__GIVEN MATERIAL__:
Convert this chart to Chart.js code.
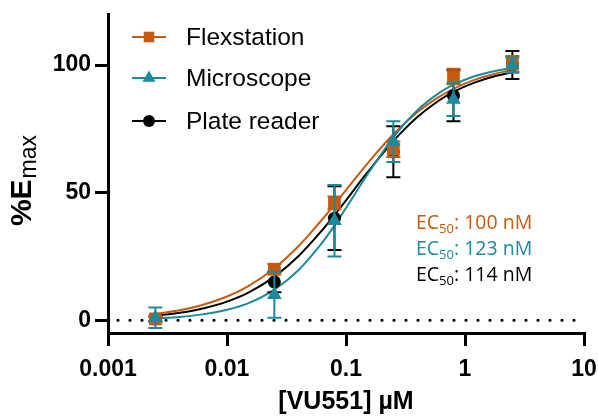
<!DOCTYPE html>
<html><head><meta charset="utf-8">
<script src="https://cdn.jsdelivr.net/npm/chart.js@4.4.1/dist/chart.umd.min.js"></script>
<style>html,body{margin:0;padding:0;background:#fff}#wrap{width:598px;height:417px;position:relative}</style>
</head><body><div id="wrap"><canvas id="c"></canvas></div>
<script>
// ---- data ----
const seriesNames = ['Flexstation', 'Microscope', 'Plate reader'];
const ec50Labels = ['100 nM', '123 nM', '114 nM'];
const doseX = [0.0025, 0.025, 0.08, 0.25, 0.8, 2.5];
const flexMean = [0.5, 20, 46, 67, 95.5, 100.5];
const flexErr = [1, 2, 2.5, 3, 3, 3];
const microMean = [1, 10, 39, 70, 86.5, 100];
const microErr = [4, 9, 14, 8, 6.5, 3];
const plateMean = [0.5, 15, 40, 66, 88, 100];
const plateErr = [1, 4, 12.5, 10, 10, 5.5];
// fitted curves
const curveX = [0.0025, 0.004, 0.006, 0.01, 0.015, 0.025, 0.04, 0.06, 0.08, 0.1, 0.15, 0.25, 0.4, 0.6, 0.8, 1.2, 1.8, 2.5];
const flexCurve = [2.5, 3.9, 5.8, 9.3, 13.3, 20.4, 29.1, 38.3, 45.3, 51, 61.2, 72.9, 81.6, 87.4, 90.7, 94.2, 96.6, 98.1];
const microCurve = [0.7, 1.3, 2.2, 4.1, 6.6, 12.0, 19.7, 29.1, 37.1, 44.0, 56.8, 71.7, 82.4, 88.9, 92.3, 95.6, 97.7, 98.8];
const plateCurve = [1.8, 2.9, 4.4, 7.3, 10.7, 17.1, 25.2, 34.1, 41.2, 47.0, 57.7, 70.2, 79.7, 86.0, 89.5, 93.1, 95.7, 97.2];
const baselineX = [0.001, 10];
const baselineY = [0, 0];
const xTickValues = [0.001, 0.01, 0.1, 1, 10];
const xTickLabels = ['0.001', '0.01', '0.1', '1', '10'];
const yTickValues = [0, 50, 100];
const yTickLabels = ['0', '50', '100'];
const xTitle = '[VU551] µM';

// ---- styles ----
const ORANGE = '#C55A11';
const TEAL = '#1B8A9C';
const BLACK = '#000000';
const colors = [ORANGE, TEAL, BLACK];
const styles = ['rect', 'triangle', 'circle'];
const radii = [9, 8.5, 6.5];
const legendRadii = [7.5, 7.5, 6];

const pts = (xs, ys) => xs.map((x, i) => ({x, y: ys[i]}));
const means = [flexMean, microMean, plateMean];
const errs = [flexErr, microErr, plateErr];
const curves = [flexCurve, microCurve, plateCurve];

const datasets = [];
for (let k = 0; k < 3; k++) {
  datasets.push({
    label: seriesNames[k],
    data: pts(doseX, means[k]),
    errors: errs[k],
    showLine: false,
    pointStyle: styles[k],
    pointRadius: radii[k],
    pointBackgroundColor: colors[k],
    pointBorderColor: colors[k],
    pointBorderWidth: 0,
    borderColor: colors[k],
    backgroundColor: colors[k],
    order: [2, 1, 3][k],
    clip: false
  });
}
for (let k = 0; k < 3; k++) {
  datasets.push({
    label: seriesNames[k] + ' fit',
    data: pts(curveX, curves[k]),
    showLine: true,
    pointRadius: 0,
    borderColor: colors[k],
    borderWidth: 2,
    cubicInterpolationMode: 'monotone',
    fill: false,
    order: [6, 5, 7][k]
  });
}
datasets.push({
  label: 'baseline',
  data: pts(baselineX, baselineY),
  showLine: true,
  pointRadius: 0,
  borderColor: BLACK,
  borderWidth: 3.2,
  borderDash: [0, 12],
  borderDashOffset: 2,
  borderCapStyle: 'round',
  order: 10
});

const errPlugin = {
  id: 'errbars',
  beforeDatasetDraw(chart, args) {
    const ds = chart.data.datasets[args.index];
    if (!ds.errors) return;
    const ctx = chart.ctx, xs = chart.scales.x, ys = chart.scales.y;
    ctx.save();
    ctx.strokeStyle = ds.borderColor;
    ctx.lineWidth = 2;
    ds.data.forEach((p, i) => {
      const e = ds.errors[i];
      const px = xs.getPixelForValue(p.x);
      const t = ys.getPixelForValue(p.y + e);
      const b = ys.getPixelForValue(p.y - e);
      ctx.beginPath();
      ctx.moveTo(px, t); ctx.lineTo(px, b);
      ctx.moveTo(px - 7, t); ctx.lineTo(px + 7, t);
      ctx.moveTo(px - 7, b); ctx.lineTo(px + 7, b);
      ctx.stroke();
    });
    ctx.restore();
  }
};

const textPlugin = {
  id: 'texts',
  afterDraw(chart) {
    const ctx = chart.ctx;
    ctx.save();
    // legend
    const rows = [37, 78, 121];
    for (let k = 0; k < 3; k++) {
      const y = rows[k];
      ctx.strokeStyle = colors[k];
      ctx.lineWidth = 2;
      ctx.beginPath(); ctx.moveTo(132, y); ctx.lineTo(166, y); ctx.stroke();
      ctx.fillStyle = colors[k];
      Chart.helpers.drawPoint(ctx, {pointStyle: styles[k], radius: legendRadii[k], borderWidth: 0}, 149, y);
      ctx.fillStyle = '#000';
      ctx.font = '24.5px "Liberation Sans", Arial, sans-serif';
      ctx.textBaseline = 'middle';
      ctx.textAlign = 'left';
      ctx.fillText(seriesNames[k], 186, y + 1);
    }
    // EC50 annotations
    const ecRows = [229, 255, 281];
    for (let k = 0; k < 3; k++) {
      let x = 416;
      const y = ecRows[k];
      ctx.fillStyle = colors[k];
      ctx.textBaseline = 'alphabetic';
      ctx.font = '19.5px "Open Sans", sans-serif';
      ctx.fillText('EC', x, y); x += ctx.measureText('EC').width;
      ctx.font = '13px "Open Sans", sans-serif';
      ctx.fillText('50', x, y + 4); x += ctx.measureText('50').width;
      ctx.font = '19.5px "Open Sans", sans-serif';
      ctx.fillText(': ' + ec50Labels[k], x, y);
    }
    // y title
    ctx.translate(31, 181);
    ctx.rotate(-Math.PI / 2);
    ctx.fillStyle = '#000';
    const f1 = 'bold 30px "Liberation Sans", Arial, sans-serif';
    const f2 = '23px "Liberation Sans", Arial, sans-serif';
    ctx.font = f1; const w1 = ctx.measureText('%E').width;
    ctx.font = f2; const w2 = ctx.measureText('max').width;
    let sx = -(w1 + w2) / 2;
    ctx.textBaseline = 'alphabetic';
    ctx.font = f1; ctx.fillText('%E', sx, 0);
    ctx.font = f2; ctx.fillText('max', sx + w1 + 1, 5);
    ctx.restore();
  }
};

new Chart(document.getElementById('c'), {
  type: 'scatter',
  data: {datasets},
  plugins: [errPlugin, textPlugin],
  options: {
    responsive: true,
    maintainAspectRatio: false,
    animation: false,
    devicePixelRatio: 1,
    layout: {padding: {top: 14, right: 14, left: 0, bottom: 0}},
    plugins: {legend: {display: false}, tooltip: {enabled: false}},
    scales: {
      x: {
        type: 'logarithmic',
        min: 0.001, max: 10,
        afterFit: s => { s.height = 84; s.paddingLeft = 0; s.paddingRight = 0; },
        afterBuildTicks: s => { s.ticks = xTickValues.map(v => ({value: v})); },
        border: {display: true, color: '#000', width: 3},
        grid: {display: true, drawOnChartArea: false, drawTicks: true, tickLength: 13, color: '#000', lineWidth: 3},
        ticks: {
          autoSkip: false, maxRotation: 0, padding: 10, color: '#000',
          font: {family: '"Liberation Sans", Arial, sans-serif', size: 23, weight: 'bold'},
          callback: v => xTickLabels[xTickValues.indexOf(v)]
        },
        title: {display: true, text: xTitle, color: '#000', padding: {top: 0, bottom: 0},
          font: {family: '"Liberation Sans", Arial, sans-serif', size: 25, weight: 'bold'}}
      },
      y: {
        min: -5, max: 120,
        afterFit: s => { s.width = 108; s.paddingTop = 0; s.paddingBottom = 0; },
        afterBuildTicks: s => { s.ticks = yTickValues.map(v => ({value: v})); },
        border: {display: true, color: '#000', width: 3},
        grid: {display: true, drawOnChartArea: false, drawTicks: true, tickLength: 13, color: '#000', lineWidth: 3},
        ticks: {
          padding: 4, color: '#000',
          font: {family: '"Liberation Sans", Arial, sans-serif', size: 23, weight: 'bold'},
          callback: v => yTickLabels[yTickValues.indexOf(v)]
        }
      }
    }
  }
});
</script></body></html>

__TASK DESCRIPTION__:
Give again, word for word, every line from the top of the data through the line with "const curves = [flexCurve, microCurve, plateCurve];", both ends included, and exclude the pictures.

__OUTPUT__:
Convert this chart to Chart.js code.
<!DOCTYPE html>
<html><head><meta charset="utf-8">
<script src="https://cdn.jsdelivr.net/npm/chart.js@4.4.1/dist/chart.umd.min.js"></script>
<style>html,body{margin:0;padding:0;background:#fff}#wrap{width:598px;height:417px;position:relative}</style>
</head><body><div id="wrap"><canvas id="c"></canvas></div>
<script>
// ---- data ----
const seriesNames = ['Flexstation', 'Microscope', 'Plate reader'];
const ec50Labels = ['100 nM', '123 nM', '114 nM'];
const doseX = [0.0025, 0.025, 0.08, 0.25, 0.8, 2.5];
const flexMean = [0.5, 20, 46, 67, 95.5, 100.5];
const flexErr = [1, 2, 2.5, 3, 3, 3];
const microMean = [1, 10, 39, 70, 86.5, 100];
const microErr = [4, 9, 14, 8, 6.5, 3];
const plateMean = [0.5, 15, 40, 66, 88, 100];
const plateErr = [1, 4, 12.5, 10, 10, 5.5];
// fitted curves
const curveX = [0.0025, 0.004, 0.006, 0.01, 0.015, 0.025, 0.04, 0.06, 0.08, 0.1, 0.15, 0.25, 0.4, 0.6, 0.8, 1.2, 1.8, 2.5];
const flexCurve = [2.5, 3.9, 5.8, 9.3, 13.3, 20.4, 29.1, 38.3, 45.3, 51, 61.2, 72.9, 81.6, 87.4, 90.7, 94.2, 96.6, 98.1];
const microCurve = [0.7, 1.3, 2.2, 4.1, 6.6, 12.0, 19.7, 29.1, 37.1, 44.0, 56.8, 71.7, 82.4, 88.9, 92.3, 95.6, 97.7, 98.8];
const plateCurve = [1.8, 2.9, 4.4, 7.3, 10.7, 17.1, 25.2, 34.1, 41.2, 47.0, 57.7, 70.2, 79.7, 86.0, 89.5, 93.1, 95.7, 97.2];
const baselineX = [0.001, 10];
const baselineY = [0, 0];
const xTickValues = [0.001, 0.01, 0.1, 1, 10];
const xTickLabels = ['0.001', '0.01', '0.1', '1', '10'];
const yTickValues = [0, 50, 100];
const yTickLabels = ['0', '50', '100'];
const xTitle = '[VU551] µM';

// ---- styles ----
const ORANGE = '#C55A11';
const TEAL = '#1B8A9C';
const BLACK = '#000000';
const colors = [ORANGE, TEAL, BLACK];
const styles = ['rect', 'triangle', 'circle'];
const radii = [9, 8.5, 6.5];
const legendRadii = [7.5, 7.5, 6];

const pts = (xs, ys) => xs.map((x, i) => ({x, y: ys[i]}));
const means = [flexMean, microMean, plateMean];
const errs = [flexErr, microErr, plateErr];
const curves = [flexCurve, microCurve, plateCurve];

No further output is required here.